What is going on here is that Foundation's URL type models two things - URLs and relative references, using a single type named "URL".
The problem is that a relative reference is not, by itself, an identifier; just as a set of directions cannot be used to identify a place - however, if we have a starting point (an origin, or "base URL"), we can resolve a set of directions relative to that origin, in order to arrive at a new identifier.
It is simply a conceptual error to combine them in a single type. These strings represent different data, and there are operations which may make sense for one but not the other.
What makes this even more challenging is that the URL API is confused and incorrect. URL purports to follow RFC-1738 and RFC-1808. The former gives us the most basic description of URL syntax:
In general, URLs are written as follows:
<scheme>:<scheme-specific-part>
A URL contains the name of the scheme being used (<scheme>) followed
by a colon and then a string (the <scheme-specific-part>) whose
interpretation depends on the scheme.
Basically - schemes are mandatory, everything else is optional. This is the basic premise of URLs.

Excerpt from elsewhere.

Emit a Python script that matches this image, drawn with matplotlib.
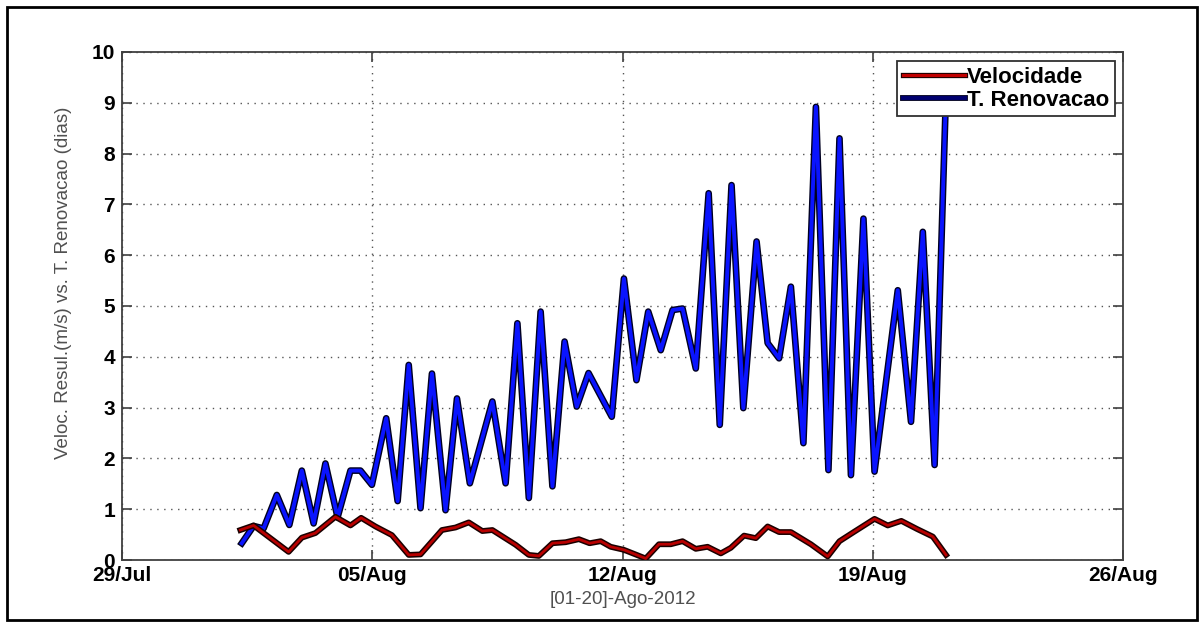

RFC-1808 came along later, and defined "relative URLs". It describes itself as "a companion to RFC 1738, which specifies the syntax and semantics of absolute URLs", and gives us a basic description of what relative URLs look like:
The syntax for relative URLs is a shortened form of that for absolute
URLs, where some prefix of the URL is missing and certain path
components ("." and "..") have a special meaning when interpreting a
relative path.
This is a good way to think about these concepts - as companions, but not the same thing. URLs as defined by RFC-1738 are referred to as "absolute URLs" by this standard. Absolute URLs must begin with a scheme, and since relative URLs drop some prefix of their URL, they necessarily do not include a scheme. Fundamentally, that is how you tell absolute vs. relative URLs apart.
And yet, Foundation's URL type accepts relative URLs as input (without a scheme, and without specifying a base URL to get a scheme from), and includes a property called absoluteURL
which returns a non-optional URL. There is simply no way for that API to work:
URL(string: "foo")!.absoluteURL // "foo" - Not an absolute URL :(
In short, you're stumbling upon several weaknesses of Foundation's URL model. It combines separate concepts in a single type, which is a poor design, and its APIs demonstrate a confused understanding of URL concepts, which is of course not ideal for a URL library.
I've been creating a new URL library, WebURL, which remedies several of these flaws. A WebURL value always contains an absolute URL, and if you want to resolve a relative reference, you call the .resolve
function, which returns another absolute URL.
So things like WebURL("foo")
return nil, as you expect. It is also much more lenient about the correctly-structured URL strings it accepts, as it is built to match modern browsers. I've noticed in particular some social media libraries and applications using it, as Foundation sometimes fails to parse URLs which work in browsers and are hence used across the web.